Here is a video of John playing “Mei Vadder un Mudder sinn Deitsch.”
Our next stop was my friend Myron’s place, which is where we got the “I Am Thankful” poem.
A tractor hauls a church wagon to its next destination.
Visitor parking outside Pioneer Equipment, the horse-drawn equipment maker which we looked at here last month.
Rich and I stopped in in the morning and spoke with Milan, one of Wayne Wengerd’s sons, who is in charge of sales. I hadn’t seen him in some years, and this time he had a full beard.
Milan was happy to show us the new Pioneer IWS efficiency solutions products.

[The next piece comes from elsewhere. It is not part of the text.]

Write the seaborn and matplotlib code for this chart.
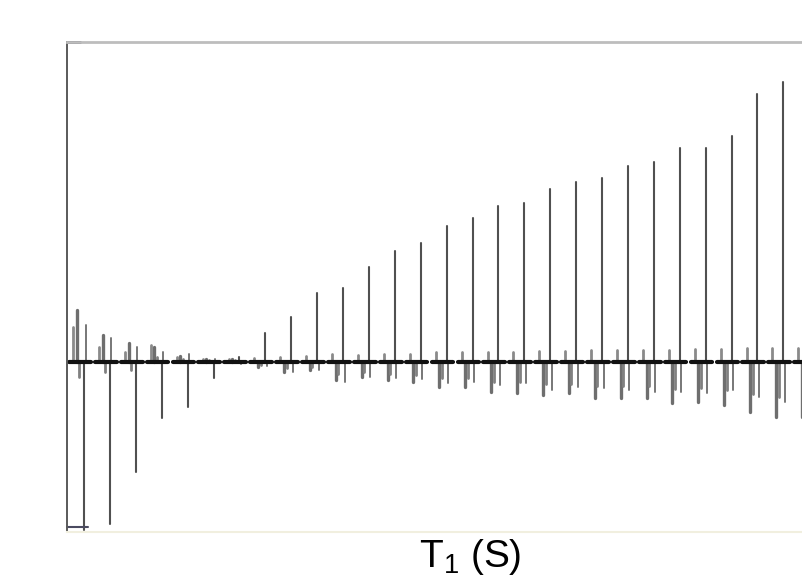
import pandas as pd
import matplotlib
matplotlib.use("Agg")
import matplotlib.pyplot as plt
import seaborn as sns

sns.set_theme(style="white")
plt.rcParams["font.family"] = ["Liberation Sans", "DejaVu Sans"]

# ------------------------------------------------------------------
# Data: one spectrum per T1 delay (index 0..28), intensities in
# arbitrary units (baseline = 0)
# ------------------------------------------------------------------
spectrum_idx = list(range(29))

# main (sharp) resonance
main_h = [-168, -162, -110, -56, -45, -16, 5, 29, 45, 69, 74, 95, 111, 119,
          136, 144, 156, 159, 173, 180, 184, 196, 200, 214, 214, 226, 268,
          280, 295]
# small opposite-phase lobe of the main resonance
lobe_h = [37, 24, 15, 10, 8, 3, -2, -4, -10, -8, -20, -15, -16, -17, -21,
          -20, -23, -21, -28, -25, -26, -28, -30, -30, -31, -28, -35, -40, -40]
# multiplet to the left of the main resonance
mult_a = [52, 27, 19, 15, 6, 3, 3, -5, -10, -8, -18, -15, -18, -20, -25, -25,
          -30, -31, -33, -31, -36, -36, -36, -41, -40, -43, -50, -55, -55]
mult_b = [-15, -10, -8, 5, 3, 2, 2, -3, -6, -5, -12, -10, -12, -13, -16, -16,
          -20, -20, -22, -22, -24, -24, -24, -27, -26, -28, -32, -35, -35]
bump_h = [35, 15, 10, 17, 5, 3, 3, 4, 5, 6, 8, 7, 8, 8, 10, 10, 10, 10, 11,
          11, 12, 12, 12, 12, 13, 13, 14, 14, 14]

# offsets of each feature relative to the main resonance (spectrum units)
OFF_MAIN, OFF_LOBE = 0.0, 0.06
OFF_A, OFF_B, OFF_BUMP = -0.28, -0.18, -0.42
BASE_L, BASE_R = -0.58, 0.26


def spikes(offset, heights):
    rows = []
    for i, h in zip(spectrum_idx, heights):
        rows.append({"seg": i, "x": i + offset, "y": 0.0})
        rows.append({"seg": i, "x": i + offset, "y": h})
    return pd.DataFrame(rows)


baseline = pd.DataFrame(
    [{"seg": i, "x": i + o, "y": 0.0} for i in spectrum_idx for o in (BASE_L, BASE_R)]
)

# ------------------------------------------------------------------
# Figure
# ------------------------------------------------------------------
fig = plt.figure(figsize=(8.02, 5.79), dpi=100)
ax = fig.add_axes([67 / 802, 47 / 579, 735 / 802, 490 / 579])

line_kw = dict(x="x", y="y", units="seg", estimator=None, sort=False,
               legend=False, ax=ax)

sns.lineplot(data=spikes(OFF_BUMP, bump_h), color="#8a8a8a", lw=2.0, **line_kw)
sns.lineplot(data=spikes(OFF_A, mult_a), color="#6e6e6e", lw=2.4, **line_kw)
sns.lineplot(data=spikes(OFF_B, mult_b), color="#808080", lw=2.0, **line_kw)
sns.lineplot(data=spikes(OFF_LOBE, lobe_h), color="#777777", lw=1.4, **line_kw)
sns.lineplot(data=spikes(OFF_MAIN, main_h), color="#505050", lw=1.5, **line_kw)
sns.lineplot(data=baseline, color="#111111", lw=3.0, **line_kw)

ax.set_xlim(-0.656, 27.72)
ax.set_ylim(-170, 320)
ax.set_xticks([])
ax.set_yticks([])
ax.set_xlabel("")
ax.set_ylabel("")

ax.spines["right"].set_visible(False)
ax.spines["top"].set_color("#bdbdbd")
ax.spines["top"].set_linewidth(2.0)
ax.spines["left"].set_color("#5a5a5a")
ax.spines["left"].set_linewidth(1.4)
ax.spines["bottom"].set_color("#f1efdf")
ax.spines["bottom"].set_linewidth(1.5)

# bracket ends on the intensity scale bar
ax.plot([0, 0.018], [1, 1], transform=ax.transAxes, color="#2a2a40",
        lw=2.0, clip_on=False)
ax.plot([0, 0.028], [0.01, 0.01], transform=ax.transAxes, color="#4a4a60",
        lw=1.5, clip_on=False)

fig.text(470 / 802, 12 / 579, r"$\mathregular{T_1}$ (S)", ha="center",
         va="baseline", fontsize=28, color="black")

fig.savefig("out.png", dpi=100)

He took us around the building pointing out where the heavy-duty implements are used to improve workflow.
Later we met with Wayne for a chat in his office, and saw his library with many many books.

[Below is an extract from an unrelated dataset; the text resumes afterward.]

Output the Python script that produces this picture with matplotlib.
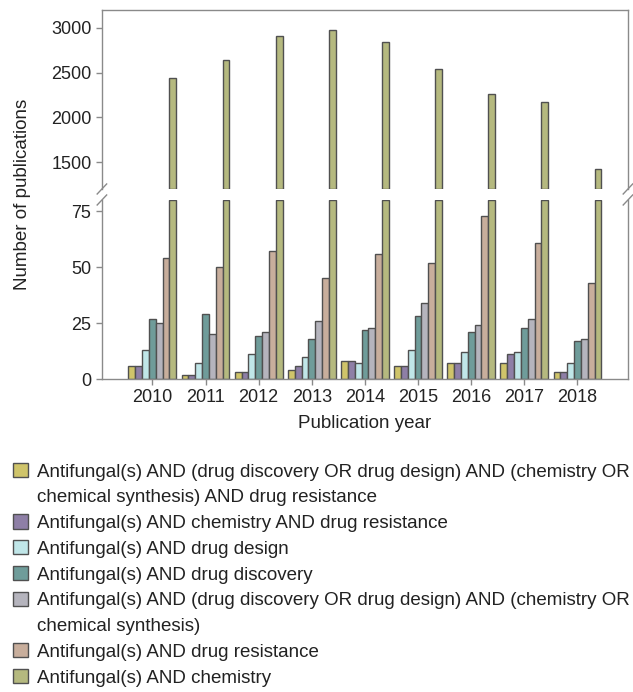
"""Antifungal publication counts by year, broken y-axis bar chart."""
import matplotlib
matplotlib.use("Agg")
import matplotlib.pyplot as plt
from matplotlib.patches import Patch
import numpy as np

plt.rcParams["font.family"] = ["Liberation Sans", "DejaVu Sans"]

YEARS = ["2010", "2011", "2012", "2013", "2014", "2015", "2016", "2017", "2018"]

LABELS = [
    "Antifungal(s) AND (drug discovery OR drug design) AND (chemistry OR\nchemical synthesis) AND drug resistance",
    "Antifungal(s) AND chemistry AND drug resistance",
    "Antifungal(s) AND drug design",
    "Antifungal(s) AND drug discovery",
    "Antifungal(s) AND (drug discovery OR drug design) AND (chemistry OR\nchemical synthesis)",
    "Antifungal(s) AND drug resistance",
    "Antifungal(s) AND chemistry",
]

combo_resist = [6, 2, 3, 4, 8, 6, 7, 7, 3]
chem_resist = [6, 2, 3, 6, 8, 6, 7, 11, 3]
drug_design = [13, 7, 11, 10, 7, 13, 12, 12, 7]
drug_discovery = [27, 29, 19, 18, 22, 28, 21, 23, 17]
combo = [25, 20, 21, 26, 23, 34, 24, 27, 18]
drug_resistance = [54, 50, 57, 45, 56, 52, 73, 61, 43]
chemistry = [2440, 2640, 2915, 2975, 2845, 2540, 2265, 2175, 1420]

SERIES = [combo_resist, chem_resist, drug_design, drug_discovery,
          combo, drug_resistance, chemistry]
COLORS = ["#CFC46A", "#8E7FA6", "#C0E6E8", "#6F9C9A", "#B5B4BD", "#C8AE9C", "#B5B97F"]

LOW = (0, 80)
HIGH = (1200, 3200)
EDGE = "#505050"
SPINE = "#8a8a8a"
TXT = "#222222"

fig = plt.figure(figsize=(6.33, 6.92), dpi=100)
ax_hi = fig.add_axes([0.161, 0.7269, 0.831, 0.2586])
ax_lo = fig.add_axes([0.161, 0.4523, 0.831, 0.2587])

x = np.arange(len(YEARS))
n = len(SERIES)
w = 0.9 / n
handles, labels = [], []
blank = Patch(facecolor="none", edgecolor="none")
for i, (vals, col) in enumerate(zip(SERIES, COLORS)):
    v = np.array(vals, dtype=float)
    pos = x + (i - (n - 1) / 2) * w
    h = ax_lo.bar(pos, np.minimum(v, LOW[1]), w, color=col, edgecolor=EDGE,
                  linewidth=1.0)
    # wrapped labels: continuation line gets an empty handle so the swatch
    # sits next to the first line
    for j, line in enumerate(LABELS[i].split("\n")):
        handles.append(h if j == 0 else blank)
        labels.append(line)
    over = v > HIGH[0]
    if over.any():
        ax_hi.bar(pos[over], v[over] - HIGH[0], w, bottom=HIGH[0], color=col,
                  edgecolor=EDGE, linewidth=1.0)

for ax in (ax_hi, ax_lo):
    ax.set_xlim(-0.95, 8.95)
    for s in ax.spines.values():
        s.set_color(SPINE)
        s.set_linewidth(1.0)
    ax.tick_params(axis="y", colors=SPINE, labelcolor=TXT, labelsize=13,
                   length=4, width=1)

ax_hi.set_ylim(*HIGH)
ax_hi.set_yticks([1500, 2000, 2500, 3000])
ax_hi.spines["bottom"].set_visible(False)
ax_hi.set_xticks([])

ax_lo.set_ylim(*LOW)
ax_lo.set_yticks([0, 25, 50, 75])
ax_lo.spines["top"].set_visible(False)
ax_lo.set_xticks(x)
ax_lo.set_xticklabels(YEARS)
ax_lo.tick_params(axis="x", colors=SPINE, labelcolor=TXT, labelsize=13,
                  length=4, width=1)
ax_lo.set_xlabel("Publication year", fontsize=13.5, color=TXT, labelpad=6)

fig.text(0.035, 0.719, "Number of publications", rotation=90, ha="center",
         va="center", fontsize=13.5, color=TXT)

# break marks
dx, dy = 0.009, 0.028
for ax, y0 in ((ax_hi, 0.0), (ax_lo, 1.0)):
    k = dict(transform=ax.transAxes, color=SPINE, linewidth=1.0, clip_on=False)
    for xc in (0.0, 1.0):
        ax.plot([xc - dx, xc + dx], [y0 - dy, y0 + dy], **k)

leg = fig.legend(handles, labels, loc="upper left", bbox_to_anchor=(0.009, 0.342),
                 frameon=False, fontsize=13.5, handlelength=0.8, handleheight=0.8,
                 handletextpad=0.45, labelspacing=0.43, borderaxespad=0)
for t in leg.get_texts():
    t.set_color(TXT)

fig.savefig("out.png", dpi=100)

Notice anything odd about this picture?
Hershberger’s Farm & Bakery had closed early as it was the day before Thanksgiving.

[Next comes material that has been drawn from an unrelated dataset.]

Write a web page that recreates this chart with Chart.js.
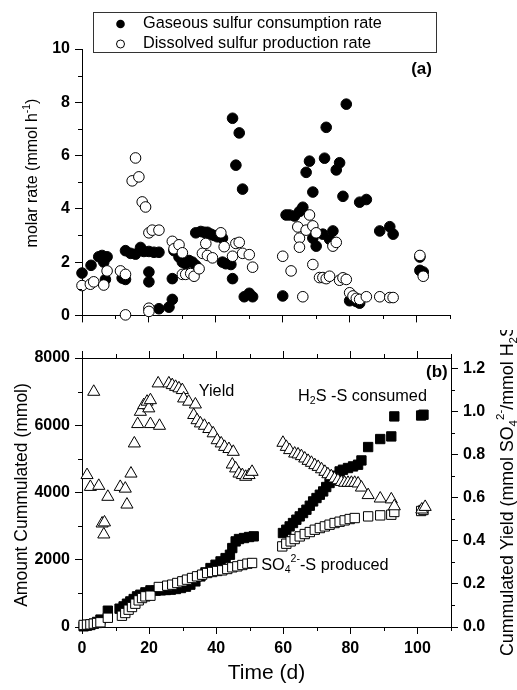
<!DOCTYPE html>
<html><head><meta charset="utf-8">
<script src="https://cdn.jsdelivr.net/npm/chart.js@4.4.0/dist/chart.umd.min.js"></script>
<style>
html,body{margin:0;padding:0;background:#fff;}
#wrap{position:relative;width:517px;height:690px;background:#fff;}
#c1{position:absolute;left:0;top:0;}
#c2{position:absolute;left:0;top:330px;}
</style></head><body>
<div id="wrap"><canvas id="c1" width="517" height="330"></canvas><canvas id="c2" width="517" height="360"></canvas></div>
<script>
// ---------- Panel (a): molar rates ----------
const gasDays = [0,2.7,5,6,6.5,7,7.5,12,13,13,14.5,16,17.5,18.5,20,20,20,21.5,23,23,26,27,27,27.5,29,30,31,32,33,34,34,35.5,36.5,37.5,38.5,39.5,40.5,42,42,43,44.5,45,45,46,47,48,48.5,50,51,60,61,62,63.5,65,66,67,68,69,69,70,72,72.5,73,74,75,76,77,78,79,80,82,83,83,85,89,92,93,101,101,102];
const gasRate = [1.59,1.88,2.2,2.25,2.0,1.35,2.2,1.4,1.35,2.43,2.33,2.3,2.55,2.4,2.4,1.63,1.26,2.37,2.37,0.25,0.31,0.6,1.38,2.43,2.19,2.0,1.94,2.06,2.0,1.88,3.1,3.15,3.12,3.12,3.05,3.0,2.95,2.9,2.0,1.94,1.91,1.38,7.4,5.64,6.85,4.74,0.7,0.83,0.7,0.73,3.77,3.77,3.73,3.9,4.06,5.37,5.79,4.63,2.9,2.6,3.05,5.9,7.06,2.86,3.17,5.46,5.73,4.47,7.93,0.55,0.52,0.46,4.25,4.35,3.17,3.33,3.05,2.19,1.69,1.63];
const dissDays = [0,2.5,3.5,6.5,7.5,11.5,13,13,15,16,17,18,19,20,21,23,20,20,27,27.5,29,30,30,31,32.5,33.5,35,36,37,37.5,39,41.5,42.5,45,46,47,48,50,51,60,62.5,64.5,65,65,66,67,68,69,70,69,71,72,73,74,75,76,77,78,79,80,81,82,83,85,89,92,93,101,102];
const dissRate = [1.12,1.17,1.26,1.14,1.67,1.67,1.54,0.02,5.05,5.91,5.2,4.26,4.07,3.1,3.2,3.2,0.27,0.15,2.78,2.5,2.65,2.35,1.54,1.54,1.57,1.47,1.75,2.33,2.7,2.25,2.16,3.1,2.58,2.22,2.7,2.74,2.33,2.28,1.81,2.22,1.67,3.32,2.9,2.56,0.7,3.2,3.77,3.36,3.1,1.91,1.42,1.42,1.38,1.47,2.6,2.74,1.32,1.41,1.35,0.85,0.73,0.64,0.6,0.7,0.7,0.67,0.67,2.25,1.47];

// ---------- Panel (b): cumulated amounts and yield ----------
const consDays = [0.5,1.5,2.5,3.5,4.5,5.5,7.7,11.2,12.4,13.4,14.4,15.4,16.4,17.4,18.9,20.4,22,23.5,25,26.5,28,29.5,31,32.3,33.8,35.3,36.8,38.3,39.8,41.3,42.8,44.1,44.8,45.8,46.8,48.3,49.8,51.2,59.9,60.9,61.9,62.9,63.9,64.9,65.9,66.9,67.9,68.9,69.9,70.9,71.9,72.8,73.8,74.8,75.8,76.8,77.8,79.3,80.8,82.3,83.3,85.3,88.9,92.2,93.1,101.1,101.8];
const consAmount = [20,40,60,100,150,220,485,545,613,693,761,832,911,960,1030,1090,1080,1090,1100,1110,1130,1160,1200,1259,1357,1505,1624,1753,1852,1951,2050,2149,2348,2546,2616,2646,2676,2696,2795,2893,2992,3092,3191,3289,3389,3488,3607,3735,3836,3934,4032,4163,4282,4380,4499,4627,4677,4728,4776,4826,4954,5352,5590,5668,6263,6290,6313];
const prodDays = [0.5,1.5,2.5,3.5,4.5,5.5,7.7,11.9,12.9,13.9,14.9,15.9,16.9,17.9,18.9,20.4,22.9,25.4,26.9,28.4,29.9,31.3,32.8,34.3,35.8,37.3,38.8,40.3,41.8,43.3,44.8,46.3,47.8,49.3,50.7,59.7,60.9,62.2,63.4,64.9,66.4,67.9,69.4,70.9,72.4,73.8,75.3,76.8,78.3,79.8,81.3,85.3,88.9,92.2,93.1,101.1,101.8];
const prodAmount = [60,70,80,100,120,140,275,335,416,515,594,693,792,861,911,931,1190,1229,1259,1309,1358,1408,1457,1507,1556,1606,1636,1666,1685,1725,1775,1804,1844,1884,1904,2397,2477,2546,2616,2695,2765,2824,2893,2943,2992,3042,3092,3131,3171,3211,3241,3290,3320,3340,3420,3450,3480];
const yieldDays = [1.5,2.5,3.5,5,6,6.5,6.7,7.7,11.4,12.9,13.4,14.6,15.6,16.6,17.4,18.4,19.4,19.9,20.4,20.4,22.7,23.1,25.9,26.9,27.9,28.9,29.9,30.3,31.8,33.8,33.3,34.3,35.3,36.5,37.8,39.1,40.3,41.5,42.5,43.8,45.1,44.8,45.8,46.8,47.8,48.8,49.8,50.7,59.9,60.9,61.9,63.4,64.4,65.4,66.4,67.4,68.4,69.4,70.4,71.4,72.4,73.3,74.3,75.3,76.3,77.3,78.3,79.3,80.3,81.3,82.3,83.3,85.3,88.9,92.2,93.1,101.3,102.3];
const yieldValues = [0.706,0.651,1.093,0.656,0.481,0.43,0.486,0.605,0.651,0.643,0.569,0.713,0.853,0.943,1.0,1.031,1.047,1.016,1.054,0.943,1.132,0.935,1.132,1.124,1.116,1.109,1.101,1.062,1.047,1.034,0.985,0.961,0.946,0.935,0.92,0.9,0.868,0.853,0.837,0.827,0.814,0.755,0.737,0.713,0.706,0.698,0.706,0.721,0.856,0.837,0.822,0.806,0.802,0.794,0.783,0.772,0.763,0.752,0.744,0.733,0.721,0.71,0.701,0.69,0.682,0.674,0.67,0.67,0.67,0.67,0.667,0.648,0.613,0.597,0.593,0.561,0.546,0.558];

// ---------- ticks ----------
const xTicks = [0,10,20,30,40,50,60,70,80,90,100,110];
const xMajorTicks = [0,20,40,60,80,100];
const rateTicks = [0,1,2,3,4,5,6,7,8,9,10];
const rateMajorTicks = [0,2,4,6,8,10];
const amountTicks = [0,1000,2000,3000,4000,5000,6000,7000,8000];
const amountMajorTicks = [0,2000,4000,6000,8000];
const yieldTicks = [0,0.1,0.2,0.3,0.4,0.5,0.6,0.7,0.8,0.9,1.0,1.1,1.2];
const yieldMajorTicks = [0,0.2,0.4,0.6,0.8,1.0,1.2];

const FONT = "'Liberation Sans', Arial, Helvetica, sans-serif";
const pts = (xs, ys) => xs.map((x, i) => ({x: x, y: ys[i]}));
const has = (arr, v) => arr.some(a => Math.abs(a - v) < 1e-9);

function axis(ticksArr, majorArr, showLabels, extra, fmt) {
  return Object.assign({
    type: 'linear',
    afterBuildTicks: s => { s.ticks = ticksArr.map(v => ({value: v})); },
    ticks: {
      autoSkip: false, maxRotation: 0, minRotation: 0, color: '#000',
      font: {family: FONT, size: 16, weight: 'bold'}, padding: 5,
      callback: v => (showLabels && has(majorArr, v)) ? (fmt ? fmt(v) : String(v)) : ''
    },
    grid: {drawOnChartArea: false, drawTicks: true, tickLength: 7, color: '#000', lineWidth: 1,
      tickColor: c => (c.tick && has(majorArr, c.tick.value)) ? '#000' : 'rgba(0,0,0,0)'},
    border: {display: true, color: '#000', width: 1},
    _minor: ticksArr.filter(v => !has(majorArr, v))
  }, extra);
}

// short minor tick marks
const minorTickPlugin = {
  id: 'minorTicks',
  afterDraw(chart) {
    const ctx = chart.ctx;
    ctx.save();
    ctx.strokeStyle = '#000'; ctx.lineWidth = 1;
    Object.values(chart.scales).forEach(s => {
      const minor = s.options._minor || [];
      const L = 4;
      minor.forEach(v => {
        const p = Math.round(s.getPixelForValue(v)) + 0.5;
        ctx.beginPath();
        if (s.position === 'bottom') { const y = Math.round(chart.chartArea.bottom); ctx.moveTo(p, y); ctx.lineTo(p, y + L); }
        else if (s.position === 'top') { const y = Math.round(chart.chartArea.top); ctx.moveTo(p, y); ctx.lineTo(p, y - L); }
        else if (s.position === 'left') { const x = Math.round(chart.chartArea.left); ctx.moveTo(x, p); ctx.lineTo(x - L, p); }
        else { const x = Math.round(chart.chartArea.right); ctx.moveTo(x, p); ctx.lineTo(x + L, p); }
        ctx.stroke();
      });
    });
    ctx.restore();
  }
};

function setFont(ctx, size, bold) {
  ctx.font = (bold ? 'bold ' : '') + size + 'px ' + FONT;
}
// segments: [text, mode] where mode in '', 'sup', 'sub'
function richWidth(ctx, segs, size, bold) {
  let w = 0;
  segs.forEach(([t, m]) => { setFont(ctx, m ? size * 0.65 : size, bold); w += ctx.measureText(t).width; });
  return w;
}
function drawRich(ctx, segs, x, y, size, opt) {
  opt = opt || {};
  ctx.save();
  ctx.translate(x, y);
  if (opt.rot) ctx.rotate(opt.rot);
  ctx.fillStyle = '#000';
  ctx.textBaseline = 'middle';
  ctx.textAlign = 'left';
  const w = richWidth(ctx, segs, size, opt.bold);
  let cx = opt.align === 'center' ? -w / 2 : (opt.align === 'right' ? -w : 0);
  segs.forEach(([t, m]) => {
    const s = m ? size * 0.65 : size;
    setFont(ctx, s, opt.bold);
    const dy = m === 'sup' ? -size * 0.38 : (m === 'sub' ? size * 0.3 : 0);
    ctx.fillText(t, cx, dy);
    cx += ctx.measureText(t).width;
  });
  ctx.restore();
}

// ---------- Chart (a) ----------
const panelA = {
  id: 'panelA',
  afterDraw(chart) {
    const ctx = chart.ctx;
    const xs = chart.scales.x, ys = chart.scales.y;
    drawRich(ctx, [['molar rate (mmol h', ''], ['-1', 'sup'], [')', '']], 33, 173, 16, {rot: -Math.PI / 2, align: 'center'});
    drawRich(ctx, [['(a)', '']], xs.getPixelForValue(101.5), ys.getPixelForValue(9.22), 17, {bold: true, align: 'center'});
    ctx.save();
    ctx.strokeStyle = '#333'; ctx.lineWidth = 1;
    ctx.fillStyle = '#fff';
    ctx.fillRect(93.5, 12.5, 343, 40);
    ctx.strokeRect(93.5, 12.5, 343, 40);
    ctx.beginPath(); ctx.arc(120.5, 24, 4.3, 0, Math.PI * 2); ctx.fillStyle = '#000'; ctx.fill();
    ctx.beginPath(); ctx.arc(120.5, 44, 4.0, 0, Math.PI * 2); ctx.fillStyle = '#fff'; ctx.fill(); ctx.strokeStyle = '#000'; ctx.stroke();
    ctx.restore();
    drawRich(ctx, [['Gaseous sulfur consumption rate', '']], 143, 24, 16.3);
    drawRich(ctx, [['Dissolved sulfur production rate', '']], 143, 44, 16.3);
  }
};

new Chart(document.getElementById('c1'), {
  type: 'scatter',
  data: {
    datasets: [
      {label: 'Dissolved sulfur production rate', data: pts(dissDays, dissRate), pointStyle: 'circle', pointRadius: 5.3,
       backgroundColor: '#fff', borderColor: '#000', borderWidth: 1, clip: false, order: 1},
      {label: 'Gaseous sulfur consumption rate', data: pts(gasDays, gasRate), pointStyle: 'circle', pointRadius: 5.3,
       backgroundColor: '#000', borderColor: '#000', borderWidth: 1, clip: false, order: 2}
    ]
  },
  options: {
    responsive: false, animation: false, devicePixelRatio: 1,
    layout: {padding: {top: 49, right: 67, bottom: 0, left: 0}},
    plugins: {legend: {display: false}, tooltip: {enabled: false}},
    scales: {
      x: axis(xTicks, xMajorTicks, false, {min: 0, max: 110, position: 'bottom', afterFit: s => { s.height = 11; }}),
      y: axis(rateTicks, rateMajorTicks, true, {min: 0, max: 10, position: 'left', afterFit: s => { s.width = 82; }})
    }
  },
  plugins: [minorTickPlugin, panelA]
});

// ---------- Chart (b) ----------
const panelB = {
  id: 'panelB',
  afterDraw(chart) {
    const ctx = chart.ctx;
    const xs = chart.scales.x, ys = chart.scales.y;
    const P = (t, a) => [xs.getPixelForValue(t), ys.getPixelForValue(a)];
    drawRich(ctx, [['Amount Cummulated (mmol)', '']], 22, 165, 17.5, {rot: -Math.PI / 2, align: 'center'});
    drawRich(ctx, [['Cummulated Yield (mmol SO', ''], ['4', 'sub'], ['2-', 'sup'], ['/mmol H', ''], ['2', 'sub'], ['S)', '']], 508, 326, 17.8, {rot: -Math.PI / 2, align: 'left'});
    drawRich(ctx, [['Time (d)', '']], 266.5, 343, 21, {align: 'center'});
    let p = P(105.8, 7562); drawRich(ctx, [['(b)', '']], p[0], p[1], 17, {bold: true, align: 'center'});
    p = P(34.8, 7006); drawRich(ctx, [['Yield', '']], p[0], p[1], 16.3);
    p = P(64.4, 6857); drawRich(ctx, [['H', ''], ['2', 'sub'], ['S -S consumed', '']], p[0], p[1], 16.3);
    p = P(53.4, 1832); drawRich(ctx, [['SO', ''], ['4', 'sub'], ['2-', 'sup'], ['-S produced', '']], p[0], p[1], 16.3);
  }
};

new Chart(document.getElementById('c2'), {
  type: 'scatter',
  data: {
    datasets: [
      {label: 'Yield', data: pts(yieldDays, yieldValues), yAxisID: 'y2', pointStyle: 'triangle', pointRadius: 7,
       backgroundColor: '#fff', borderColor: '#000', borderWidth: 1, clip: false, order: 1},
      {label: 'SO4-S produced', data: pts(prodDays, prodAmount), yAxisID: 'y', pointStyle: 'rect', pointRadius: 6.6,
       backgroundColor: '#fff', borderColor: '#000', borderWidth: 1, clip: false, order: 2},
      {label: 'H2S-S consumed', data: pts(consDays, consAmount), yAxisID: 'y', pointStyle: 'rect', pointRadius: 6.6,
       backgroundColor: '#000', borderColor: '#000', borderWidth: 1, clip: false, order: 3}
    ]
  },
  options: {
    responsive: false, animation: false, devicePixelRatio: 1,
    layout: {padding: {top: 20, right: 0, bottom: 0, left: 0}},
    plugins: {legend: {display: false}, tooltip: {enabled: false}},
    scales: {
      x: axis(xTicks, xMajorTicks, true, {min: 0, max: 110, position: 'bottom', afterFit: s => { s.height = 63; }}),
      x2: axis(xTicks, xMajorTicks, false, {min: 0, max: 110, position: 'top', afterFit: s => { s.height = 8; }}),
      y: axis(amountTicks, amountMajorTicks, true, {min: 0, max: 8000, position: 'left', afterFit: s => { s.width = 82; }}),
      y2: axis(yieldTicks, yieldMajorTicks, true, {min: 0, max: 1.25, position: 'right', afterFit: s => { s.width = 66; }}, v => v.toFixed(1))
    }
  },
  plugins: [minorTickPlugin, panelB]
});
</script>
</body></html>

I got my Thanksgiving pies, pecan and black raspberry, at Der Bake Oven in Berlin instead. They were good!
Swartzentruber homes as the day draws to a close.
An Amish cemetery on top of a hill.
My last stop before leaving was another Swartzentruber farm which had a sign outside advertising rag rugs.
I had noticed this place earlier as Rich and I drove from stop to stop.
I drove up the dark lane to find the traditional two homes on the farm, one the farming family and the second the dawdis’ place.
Can you make them both out in this photo?
Several knocks on the door of the first home brought no response, though I could hear a child crying inside. So I went to the next home, where as in the first, a single oil lamp provided a meager glow through the window. This happened to be the right spot.
I apologized for coming after dark (though it was probably only about 5:30), inquired about rugs, and they asked me to step in. This Amish grandma and grandpa were busy cutting up turkey on the kitchen table for the next day’s meal.
Grandma started pulling out rugs, showing me many different color patterns, some of which were surprisingly bright (I remember a pastel-ish Easter version and I think one with autumn colors, which were obviously made for non-Amish buyers).
I settled on one with darker hues more traditional to the Swartzentruber Amish. This rug was the more puffy variety, unlike the knotted one I bought last year at another Amish home. Update: I’ve added a photo. As you can see it is predominantly dark – though there is a lighter section, which has some light pattern to it:
The kind lady informed me that people liked to put these in the bathroom, use them as cozy “pet rugs”, or even hang them on the wall. With that I thanked them and let them get back to the turkey, as I had hours yet to drive.